_Direction_. Using the records below, copy exactly the part that opens with the line holding "Output the Python" and closes with the line holding "from bokeh.resources import INLINE", minus the pictures.

_Data in this exercise_.
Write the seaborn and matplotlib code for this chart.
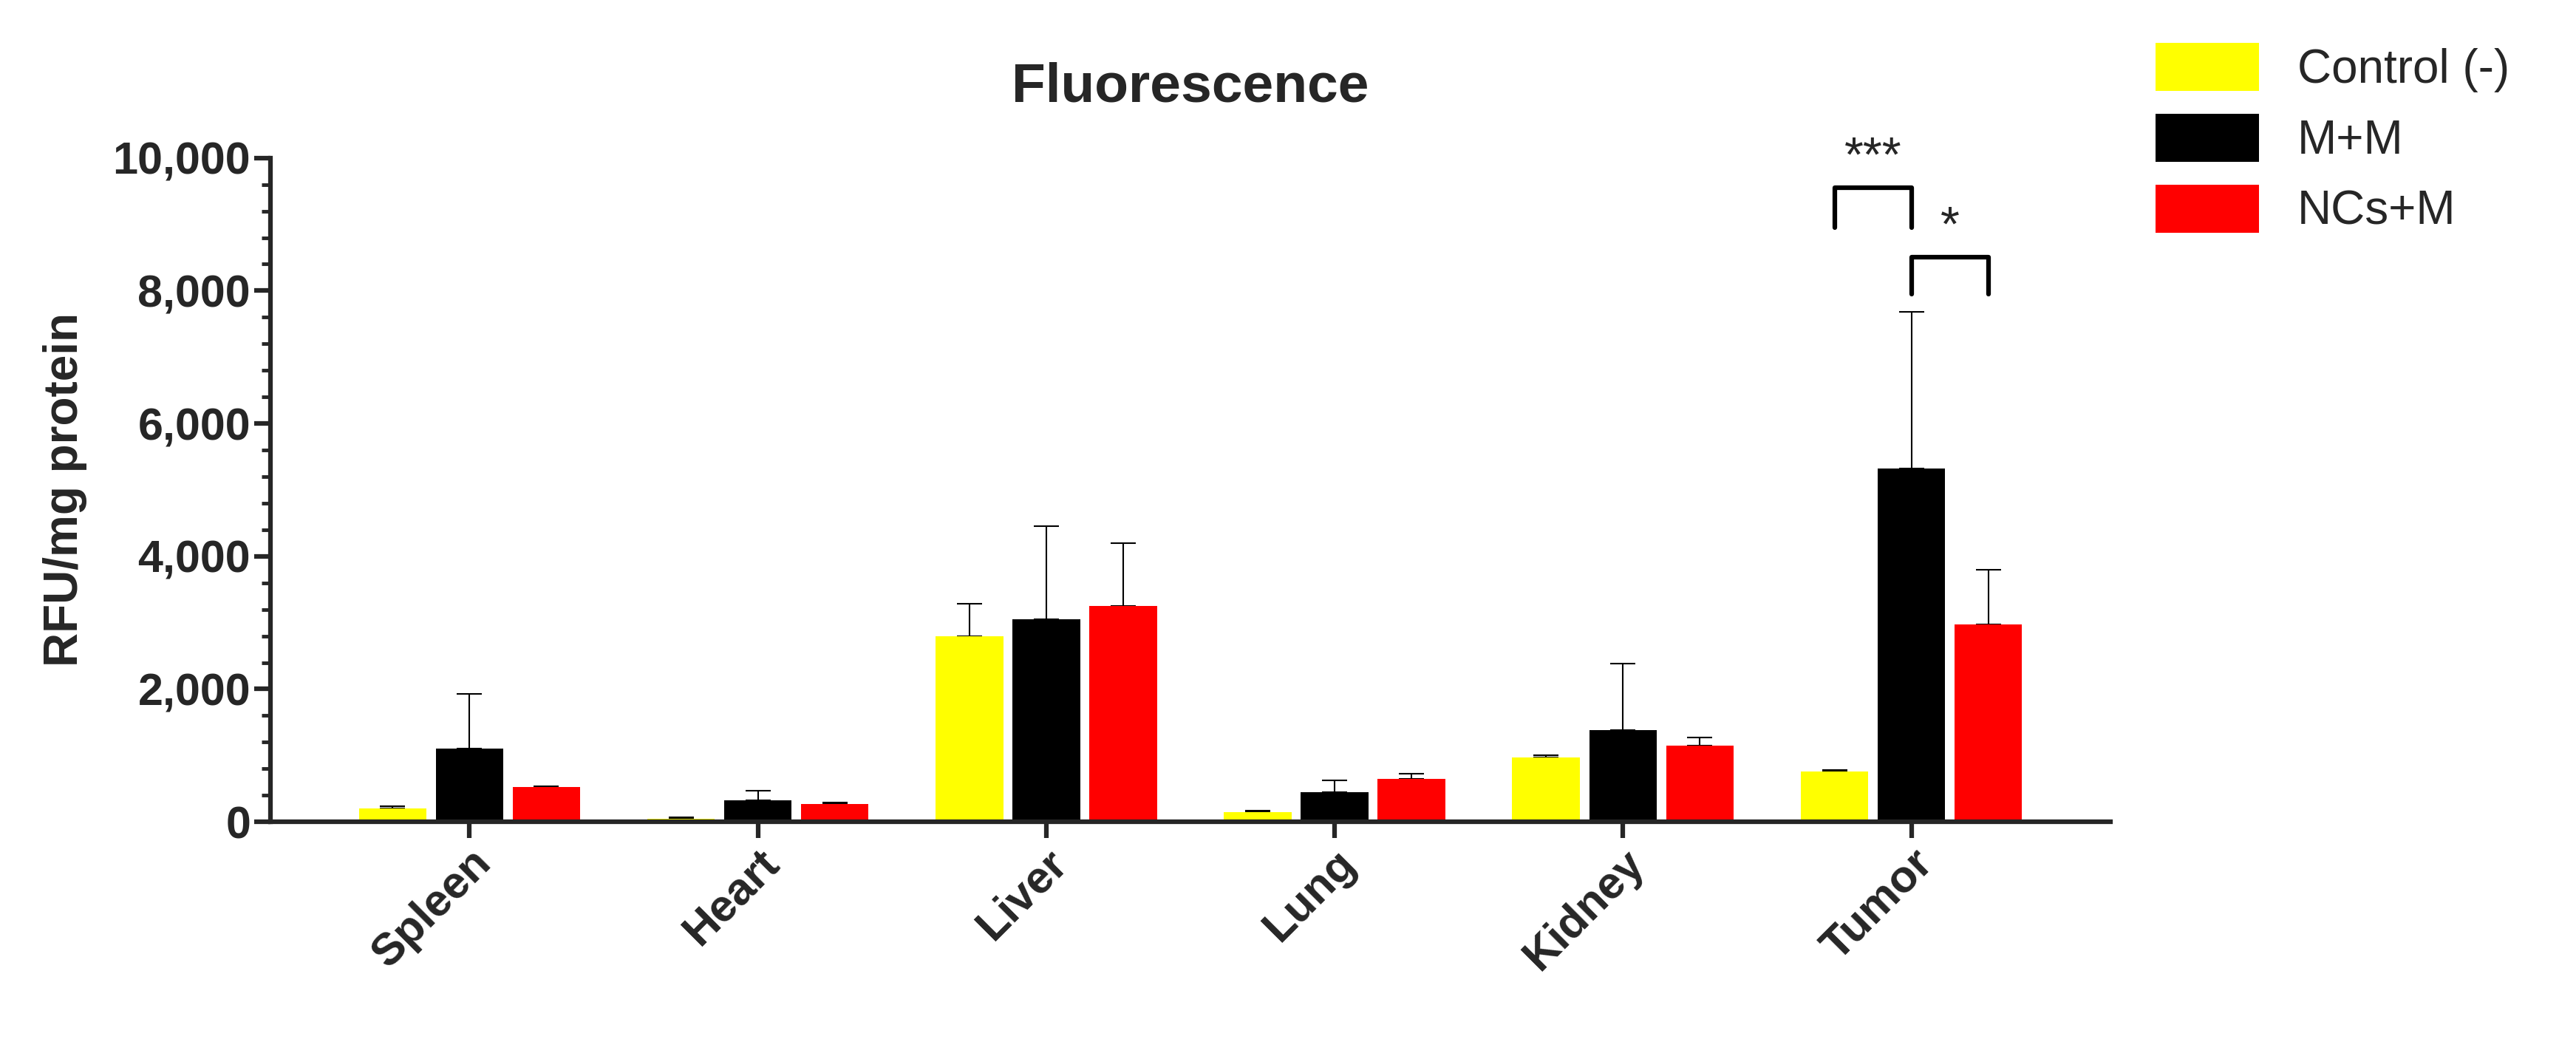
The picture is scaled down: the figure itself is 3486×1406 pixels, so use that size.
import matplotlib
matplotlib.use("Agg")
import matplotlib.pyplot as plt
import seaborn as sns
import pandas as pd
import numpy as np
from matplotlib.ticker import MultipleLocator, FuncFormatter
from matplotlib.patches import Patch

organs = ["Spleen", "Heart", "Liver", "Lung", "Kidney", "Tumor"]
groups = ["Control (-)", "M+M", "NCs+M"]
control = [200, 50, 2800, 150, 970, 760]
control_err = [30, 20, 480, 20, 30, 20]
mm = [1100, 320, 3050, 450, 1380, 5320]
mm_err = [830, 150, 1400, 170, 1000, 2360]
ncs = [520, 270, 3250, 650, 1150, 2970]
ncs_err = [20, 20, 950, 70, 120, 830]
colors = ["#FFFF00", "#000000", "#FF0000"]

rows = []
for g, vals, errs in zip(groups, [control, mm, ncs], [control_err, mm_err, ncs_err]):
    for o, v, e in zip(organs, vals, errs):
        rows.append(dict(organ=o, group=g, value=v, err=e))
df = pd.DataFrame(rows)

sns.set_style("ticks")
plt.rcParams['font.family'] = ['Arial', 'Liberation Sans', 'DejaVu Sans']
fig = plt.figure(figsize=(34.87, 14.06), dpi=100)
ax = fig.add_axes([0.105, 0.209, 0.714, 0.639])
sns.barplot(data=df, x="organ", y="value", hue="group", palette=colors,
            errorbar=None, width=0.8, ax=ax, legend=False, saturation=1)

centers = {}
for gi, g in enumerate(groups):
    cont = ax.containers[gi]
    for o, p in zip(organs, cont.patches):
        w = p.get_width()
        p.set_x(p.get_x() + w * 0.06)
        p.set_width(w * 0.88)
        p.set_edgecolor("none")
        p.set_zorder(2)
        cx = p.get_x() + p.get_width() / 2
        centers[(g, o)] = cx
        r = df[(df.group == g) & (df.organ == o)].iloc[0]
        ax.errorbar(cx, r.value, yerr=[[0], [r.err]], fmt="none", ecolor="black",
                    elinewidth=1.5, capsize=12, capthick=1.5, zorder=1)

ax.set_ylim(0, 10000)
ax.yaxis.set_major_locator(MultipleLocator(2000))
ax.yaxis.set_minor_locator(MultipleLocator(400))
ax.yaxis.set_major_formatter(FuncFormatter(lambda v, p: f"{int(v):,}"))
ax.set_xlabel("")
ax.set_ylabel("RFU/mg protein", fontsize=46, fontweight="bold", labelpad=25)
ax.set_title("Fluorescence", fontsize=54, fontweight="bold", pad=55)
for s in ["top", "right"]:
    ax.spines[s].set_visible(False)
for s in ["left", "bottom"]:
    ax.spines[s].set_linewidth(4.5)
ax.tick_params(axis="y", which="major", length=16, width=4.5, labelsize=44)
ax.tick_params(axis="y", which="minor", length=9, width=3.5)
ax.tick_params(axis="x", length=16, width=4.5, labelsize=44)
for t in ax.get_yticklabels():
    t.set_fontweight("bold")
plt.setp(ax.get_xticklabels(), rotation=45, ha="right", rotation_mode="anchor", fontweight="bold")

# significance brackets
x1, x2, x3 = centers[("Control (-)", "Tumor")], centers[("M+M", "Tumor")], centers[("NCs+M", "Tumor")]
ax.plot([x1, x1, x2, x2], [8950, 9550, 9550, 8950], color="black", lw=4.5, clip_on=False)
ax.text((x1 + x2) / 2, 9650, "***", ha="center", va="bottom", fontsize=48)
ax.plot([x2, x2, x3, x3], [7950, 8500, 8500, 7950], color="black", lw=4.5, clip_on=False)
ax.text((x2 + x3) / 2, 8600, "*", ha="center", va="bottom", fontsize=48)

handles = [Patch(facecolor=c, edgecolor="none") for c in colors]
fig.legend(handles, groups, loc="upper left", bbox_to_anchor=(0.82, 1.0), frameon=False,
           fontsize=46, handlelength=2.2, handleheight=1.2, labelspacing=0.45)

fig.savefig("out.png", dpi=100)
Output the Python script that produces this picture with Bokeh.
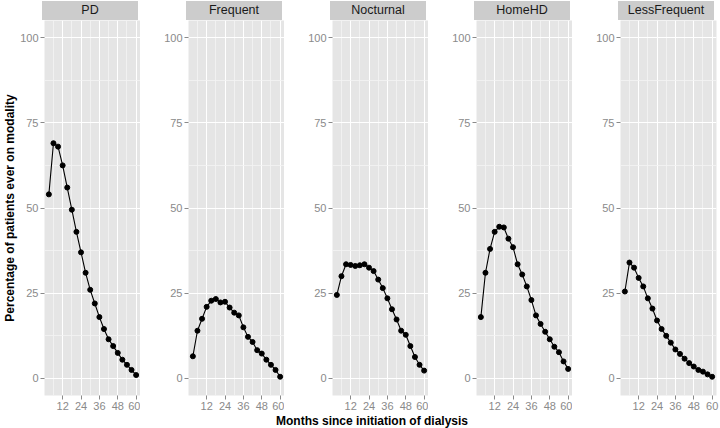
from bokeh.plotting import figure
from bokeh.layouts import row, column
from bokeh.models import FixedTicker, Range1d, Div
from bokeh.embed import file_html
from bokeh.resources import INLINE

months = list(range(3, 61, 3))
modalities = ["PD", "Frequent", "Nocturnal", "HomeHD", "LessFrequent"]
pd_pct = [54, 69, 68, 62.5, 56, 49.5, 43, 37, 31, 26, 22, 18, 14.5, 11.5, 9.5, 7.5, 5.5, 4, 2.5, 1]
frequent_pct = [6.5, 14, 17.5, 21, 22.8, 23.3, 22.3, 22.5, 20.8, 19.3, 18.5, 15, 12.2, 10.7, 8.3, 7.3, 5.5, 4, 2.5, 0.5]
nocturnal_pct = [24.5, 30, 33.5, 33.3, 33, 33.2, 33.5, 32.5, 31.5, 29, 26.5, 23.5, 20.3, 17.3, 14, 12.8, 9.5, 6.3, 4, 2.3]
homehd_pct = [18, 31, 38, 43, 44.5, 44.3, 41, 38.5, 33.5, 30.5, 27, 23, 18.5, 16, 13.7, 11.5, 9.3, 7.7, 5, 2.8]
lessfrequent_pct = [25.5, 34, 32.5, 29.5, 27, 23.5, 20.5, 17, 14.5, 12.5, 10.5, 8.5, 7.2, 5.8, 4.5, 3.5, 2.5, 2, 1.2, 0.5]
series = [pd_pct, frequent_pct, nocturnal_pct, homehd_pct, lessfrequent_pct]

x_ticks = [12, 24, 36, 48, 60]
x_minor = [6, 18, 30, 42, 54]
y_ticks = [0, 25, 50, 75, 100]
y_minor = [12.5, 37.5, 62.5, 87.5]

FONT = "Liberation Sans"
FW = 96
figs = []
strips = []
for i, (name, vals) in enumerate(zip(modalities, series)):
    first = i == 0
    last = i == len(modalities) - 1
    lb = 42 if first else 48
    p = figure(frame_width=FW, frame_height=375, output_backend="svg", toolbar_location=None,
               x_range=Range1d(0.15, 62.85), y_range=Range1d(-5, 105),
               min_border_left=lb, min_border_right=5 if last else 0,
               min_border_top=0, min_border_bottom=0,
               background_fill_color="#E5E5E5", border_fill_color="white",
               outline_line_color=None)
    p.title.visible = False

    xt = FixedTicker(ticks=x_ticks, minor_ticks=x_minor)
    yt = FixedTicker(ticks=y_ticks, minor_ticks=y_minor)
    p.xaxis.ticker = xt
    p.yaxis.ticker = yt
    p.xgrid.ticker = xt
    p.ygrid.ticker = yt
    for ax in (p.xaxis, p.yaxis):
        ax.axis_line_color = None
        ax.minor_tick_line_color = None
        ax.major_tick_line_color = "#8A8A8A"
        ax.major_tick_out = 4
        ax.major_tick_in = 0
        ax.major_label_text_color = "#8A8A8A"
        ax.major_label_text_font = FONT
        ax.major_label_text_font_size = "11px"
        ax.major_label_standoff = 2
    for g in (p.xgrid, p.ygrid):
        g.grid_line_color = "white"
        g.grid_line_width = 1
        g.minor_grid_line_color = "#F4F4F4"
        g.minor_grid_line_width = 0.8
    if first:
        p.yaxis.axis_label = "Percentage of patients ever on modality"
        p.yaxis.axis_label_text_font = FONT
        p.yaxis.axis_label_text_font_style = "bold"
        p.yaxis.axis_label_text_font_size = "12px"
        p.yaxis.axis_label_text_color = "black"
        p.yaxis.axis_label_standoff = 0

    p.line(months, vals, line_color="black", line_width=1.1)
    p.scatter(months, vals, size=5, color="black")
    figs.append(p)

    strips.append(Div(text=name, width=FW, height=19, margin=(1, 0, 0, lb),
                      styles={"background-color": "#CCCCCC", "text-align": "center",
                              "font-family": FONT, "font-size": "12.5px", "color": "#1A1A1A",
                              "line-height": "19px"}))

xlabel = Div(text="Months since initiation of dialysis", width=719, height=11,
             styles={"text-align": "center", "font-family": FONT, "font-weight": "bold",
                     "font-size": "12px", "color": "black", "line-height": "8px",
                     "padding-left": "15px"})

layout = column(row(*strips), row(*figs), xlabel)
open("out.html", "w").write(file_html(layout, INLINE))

_Exercise result_.
Output the Python script that produces this picture with Bokeh.
from bokeh.plotting import figure
from bokeh.layouts import row, column
from bokeh.models import FixedTicker, Range1d, Div
from bokeh.embed import file_html
from bokeh.resources import INLINE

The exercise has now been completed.